Further, Zhang testified that she was detained for seven days, but at her credible fear interview stated that she was detained for only one day. She argues that the agency erred in relying on the credible fear interview transcript for this discrepancy. However, the transcript bore sufficient “hallmarks of reliability” for the agency to rely on it: the interview was conducted through a Mandarin interpreter; there was no indication that Zhang had trouble understanding the questions; the transcript was in question and answer format; Zhang declined the opportunity to delay her interview until she could hire an attorney; and she discussed the reasons for her asylum request.

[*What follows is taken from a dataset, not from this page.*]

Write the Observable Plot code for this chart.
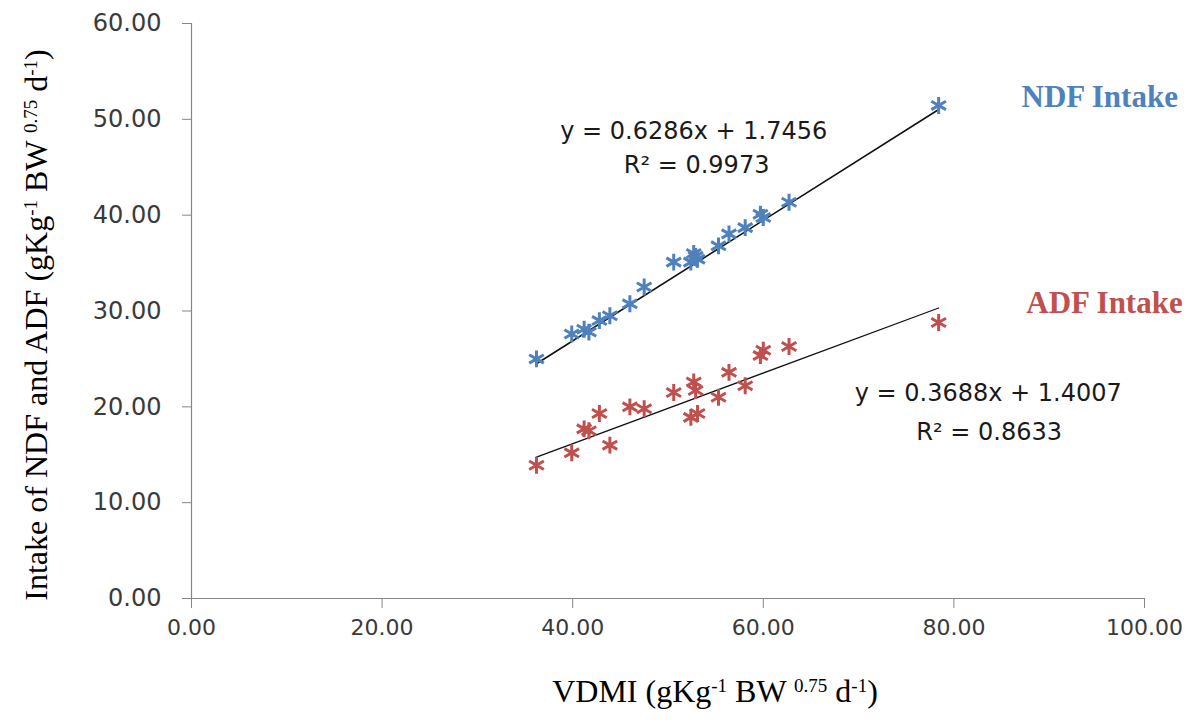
<!DOCTYPE html>
<html>
<head>
<meta charset="utf-8">
<script src="https://cdn.jsdelivr.net/npm/d3@7"></script>
<script src="https://cdn.jsdelivr.net/npm/@observablehq/plot@0.6"></script>
<style>
  html, body { margin: 0; padding: 0; background: #fff; }
  #chart svg { display: block; }
</style>
</head>
<body>
<div id="chart"></div>
<script>
// ---- data ----
const vdmi = [36.2, 39.9, 41.2, 41.7, 42.8, 43.9, 46.0, 47.5, 50.6, 52.4, 52.7, 52.9, 53.1, 55.3, 56.4, 58.1, 59.7, 60.0, 62.7, 78.4];
const ndfIntake = [25.0, 27.6, 28.1, 27.8, 29.0, 29.5, 30.75, 32.5, 35.1, 35.1, 36.0, 35.7, 35.4, 36.8, 38.05, 38.7, 40.1, 39.75, 41.35, 51.45];
const adfIntake = [13.9, 15.2, 17.7, 17.5, 19.3, 16.0, 20.0, 19.8, 21.5, 18.9, 22.6, 21.7, 19.3, 21.0, 23.6, 22.2, 25.35, 25.9, 26.3, 28.8];
const seriesNames = ["NDF Intake", "ADF Intake"];
const slopes = [0.6286, 0.3688];
const intercepts = [1.7456, 1.4007];
const r2Values = ["0.9973", "0.8633"];
const xTicks = [0, 20, 40, 60, 80, 100];
const yTicks = [0, 10, 20, 30, 40, 50, 60];

const colors = ["#4F81BD", "#C0504D"];

const ndfData = vdmi.map((x, i) => ({x, y: ndfIntake[i]}));
const adfData = vdmi.map((x, i) => ({x, y: adfIntake[i]}));
const [xMin, xMax] = d3.extent(vdmi);
const fitLines = slopes.map((s, k) => [xMin, xMax].map(x => ({x, y: s * x + intercepts[k], k})));
const eqText = slopes.map((s, k) => `y = ${s.toFixed(4)}x + ${intercepts[k].toFixed(4)}`);
const r2Text = r2Values.map(r => `R² = ${r}`);

const axisColor = "#868686";
const tickText = "#3a3a3a";

const plot = Plot.plot({
  width: 1195,
  height: 723,
  marginLeft: 191,
  marginRight: 51,
  marginTop: 23,
  marginBottom: 125,
  x: {domain: [0, 100]},
  y: {domain: [0, 60]},
  style: {fontFamily: "DejaVu Sans", background: "#fff"},
  marks: [
    Plot.axisX({ticks: xTicks, tickFormat: d => d.toFixed(2), tickSize: 10, tickPadding: 11,
      stroke: axisColor, fill: tickText, fontSize: 22, fontFamily: "DejaVu Sans", label: null}),
    Plot.axisY({ticks: yTicks, tickFormat: d => d.toFixed(2), tickSize: 9, tickPadding: 21,
      stroke: axisColor, fill: tickText, fontSize: 24, fontFamily: "DejaVu Sans", label: null}),
    Plot.ruleX([0], {stroke: axisColor, strokeWidth: 1.2}),
    Plot.ruleY([0], {stroke: axisColor, strokeWidth: 1.2}),
    Plot.line(fitLines[0], {x: "x", y: "y", stroke: "#111", strokeWidth: 1.6}),
    Plot.line(fitLines[1], {x: "x", y: "y", stroke: "#111", strokeWidth: 1.2}),
    Plot.dot(ndfData, {x: "x", y: "y", symbol: "asterisk", r: 8, stroke: colors[0], strokeWidth: 3}),
    Plot.dot(adfData, {x: "x", y: "y", symbol: "asterisk", r: 8, stroke: colors[1], strokeWidth: 3}),
    Plot.text([eqText[0]], {x: 52.7, y: 48.8, fontSize: 24, fontFamily: "DejaVu Sans", fill: "#1a1a1a"}),
    Plot.text([r2Text[0]], {x: 53.0, y: 45.2, fontSize: 24, fontFamily: "DejaVu Sans", fill: "#1a1a1a"}),
    Plot.text([eqText[1]], {x: 83.6, y: 21.4, fontSize: 24, fontFamily: "DejaVu Sans", fill: "#1a1a1a"}),
    Plot.text([r2Text[1]], {x: 83.7, y: 17.3, fontSize: 24, fontFamily: "DejaVu Sans", fill: "#1a1a1a"}),
    Plot.text([seriesNames[0]], {x: 95.3, y: 52.3, fontSize: 31, fontWeight: "bold", fontFamily: "Liberation Serif", fill: colors[0], clip: false}),
    Plot.text([seriesNames[1]], {x: 95.8, y: 30.8, fontSize: 31, fontWeight: "bold", fontFamily: "Liberation Serif", fill: colors[1], clip: false})
  ]
});

document.getElementById("chart").appendChild(plot);

// axis titles with superscripts
const svg = d3.select(plot);
function addTitle(parts, transform) {
  const t = svg.append("text")
    .attr("transform", transform)
    .attr("text-anchor", "middle")
    .attr("font-family", "Liberation Serif, Times New Roman, serif")
    .attr("font-size", 32)
    .attr("fill", "#000");
  parts.forEach(p => {
    const ts = t.append("tspan").text(p.t);
    if (p.sup) ts.attr("baseline-shift", "super").attr("font-size", 19);
  });
}
const unitParts = [
  {t: "(gKg"}, {t: "-1", sup: true}, {t: " BW "}, {t: "0.75", sup: true}, {t: " d"}, {t: "-1", sup: true}, {t: ")"}
];
addTitle([{t: "VDMI "}, ...unitParts], "translate(715,702)");
addTitle([{t: "Intake of NDF and ADF "}, ...unitParts], "translate(47,325) rotate(-90)");
</script>
</body>
</html>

See Ming Zhang v. Holder, 585 F.3d 715, 723-25 (2d Cir.2009).

Given the inconsistencies among her testimony, asylum application, and credible fear interview, all of which relate to the sole incident of alleged persecution, substantial evidence supports the agency’s adverse credibility determination. Xiu Xia Lin, 534 F.3d at 167; Xian Tuan Ye v. Dep’t of Homeland Sec., 446 F.3d 289, 295 (2d Cir.2006). That determination is dis-positive of asylum, withholding of removal, and CAT relief, because all three forms of relief relied on the same factual predicate. See Paul v. Gonzales, 444 F.3d 148, 156-57 (2d Cir.2006). Zhang’s argument that the agency failed to consider CAT relief does not warrant remand. As noted above, CAT relief is foreclosed by the adverse credibility determination. Id. Moreover, Zhang did not contest the denial of CAT relief before the BIA. See Lin Zhong v. U.S. Dep’t of Justice, 480 F.3d 104, 107 n. 1 (2d Cir.2007).

For the foregoing reasons, the petition for review is DENIED. As we have completed our review, any stay of removal that the Court previously granted in this petition is VACATED, and any pending motion for a stay of removal in this petition is DISMISSED as moot. Any pending request for oral argument in this petition is DENIED in accordance with Federal Rule of Appellate Procedure 34(a)(2), and Second Circuit Local Rule 34.1(b).